If you're going to do this same query for more than eight cities, you definitely want to materialize that data in a table first, rather than querying and hitting the larger data set every single time you run your query. You can see it's cost us a little over 10 gigabytes to materialize that data in a table. If we run it without materializing it eight times, it's a little over 16 gigabytes. We run it against the materialized table and it's a little less than five gigabytes. In querying a little more than eight cities, we'll actually get a return on our initial investment of 10.14 gigabytes. Now, imagine you're querying 200 cities across the United States. That savings is going to be significant.

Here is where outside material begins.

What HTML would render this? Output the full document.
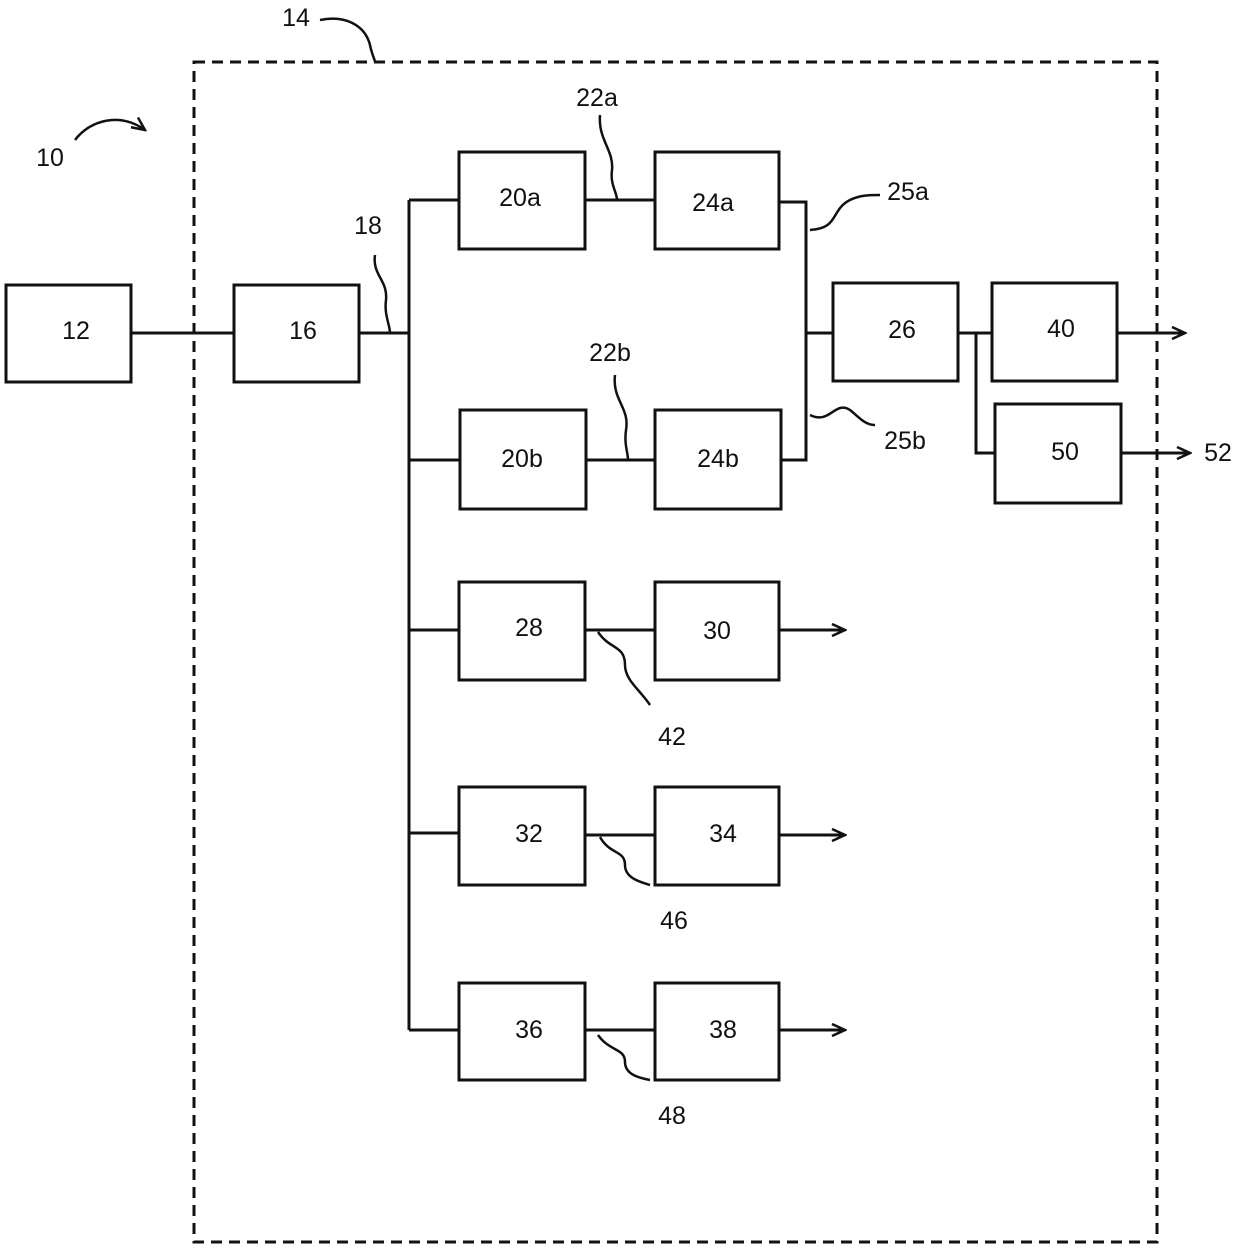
<!DOCTYPE html>
<html><head><meta charset="utf-8"><style>
html,body{margin:0;padding:0;background:#fff;}
svg{display:block;}
text{font-family:"Liberation Sans",sans-serif;font-size:25px;fill:#111;text-anchor:middle;dominant-baseline:central;}
</style></head><body>
<svg width="1240" height="1249" viewBox="0 0 1240 1249">
<defs><marker id="ar" markerWidth="16" markerHeight="14" refX="14" refY="7" orient="auto" markerUnits="userSpaceOnUse"><path d="M1,1 L14,7 L1,13" fill="none" stroke="#111" stroke-width="2.5"/></marker></defs>
<rect x="194" y="62" width="963" height="1180" fill="none" stroke="#111" stroke-width="3" stroke-dasharray="11,7"/>
<g fill="none" stroke="#111" stroke-width="3">
<rect x="6" y="285" width="125" height="97"/>
<rect x="234" y="285" width="125" height="97"/>
<rect x="459" y="152" width="126" height="97"/>
<rect x="655" y="152" width="124" height="97"/>
<rect x="460" y="410" width="126" height="99"/>
<rect x="655" y="410" width="126" height="99"/>
<rect x="833" y="283" width="125" height="98"/>
<rect x="992" y="283" width="125" height="98"/>
<rect x="995" y="404" width="126" height="99"/>
<rect x="459" y="582" width="126" height="98"/>
<rect x="655" y="582" width="124" height="98"/>
<rect x="459" y="787" width="126" height="98"/>
<rect x="655" y="787" width="124" height="98"/>
<rect x="459" y="983" width="126" height="97"/>
<rect x="655" y="983" width="124" height="97"/>
<path d="M131,333H234 M359,333H409 M409,200V1030 M409,200H459 M409,460H460 M409,630H459 M409,833H459 M409,1030H459"/>
<path d="M585,200H655 M586,460H655 M585,630H655 M585,835H655 M585,1030H655"/>
<path d="M779,202H806V460H781 M806,333H833"/>
<path d="M958,333H992 M976,333V453H995"/>
</g>
<g fill="none" stroke="#111" stroke-width="3" marker-end="url(#ar)">
<path d="M1117,333H1185"/><path d="M1121,453H1190"/>
<path d="M779,630H845"/><path d="M779,835H845"/><path d="M779,1030H845"/>
</g>
<g fill="none" stroke="#111" stroke-width="2.5">
<path d="M375,255 C372,275 388,280 386,300 C384,315 390,325 390,333"/>
<path d="M600,115 C598,140 614,150 612,170 C610,185 617,192 617,200"/>
<path d="M615,375 C612,400 630,408 626,430 C624,445 628,452 628,460"/>
<path d="M810,230 C840,228 830,210 850,200 C860,195 870,195 880,195"/>
<path d="M810,415 C830,425 835,400 850,410 C860,418 865,425 875,425"/>
<path d="M598,632 C610,650 625,645 625,665 C625,680 640,690 650,705"/>
<path d="M600,837 C610,855 625,850 625,865 C625,878 640,882 650,885"/>
<path d="M598,1035 C610,1052 625,1048 625,1062 C625,1075 640,1078 650,1080"/>
<path d="M320,20 C345,15 365,25 370,45 C372,55 375,60 375,62"/>
<path d="M75,140 C90,120 120,112 145,130" marker-end="url(#ar)"/>
</g>
<text x="76" y="331">12</text><text x="303" y="331">16</text>
<text x="520" y="198">20a</text><text x="713" y="203">24a</text>
<text x="522" y="459">20b</text><text x="718" y="459">24b</text>
<text x="902" y="330">26</text><text x="1061" y="329">40</text><text x="1065" y="452">50</text>
<text x="529" y="628">28</text><text x="717" y="631">30</text>
<text x="529" y="834">32</text><text x="723" y="834">34</text>
<text x="529" y="1030">36</text><text x="723" y="1030">38</text>
<text x="50" y="158">10</text><text x="296" y="18">14</text><text x="368" y="226">18</text>
<text x="597" y="98">22a</text><text x="610" y="353">22b</text>
<text x="908" y="192">25a</text><text x="905" y="441">25b</text>
<text x="672" y="737">42</text><text x="674" y="921">46</text><text x="672" y="1116">48</text>
<text x="1218" y="453">52</text>
</svg>
</body></html>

In conclusion, here are some things to keep in mind when performance tuning BigQuery. One is that Select Star is a BigQuery anti-pattern. Select only the columns you need. Number two, a WHERE clause might not produce the payoff you expect if BigQuery still needs to scan the whole table, but partitioning tables and your WHERE clause are your friends. So, partitioning tables is another key performance tuning. Also, remember that a limit clause will only limit what is returned to you. BigQuery still scans all the data and all the columns first. Use clustering on tables to improve your performance. Be as specific as possible at all times. Also, look to materializing your queries in stages, so you can gain performance if you're doing the same query over the same data set multiple times.
I hope this has been helpful and brings you success with your BigQuery work. I look forward to hearing comments and feel free to give feedback. Thank you.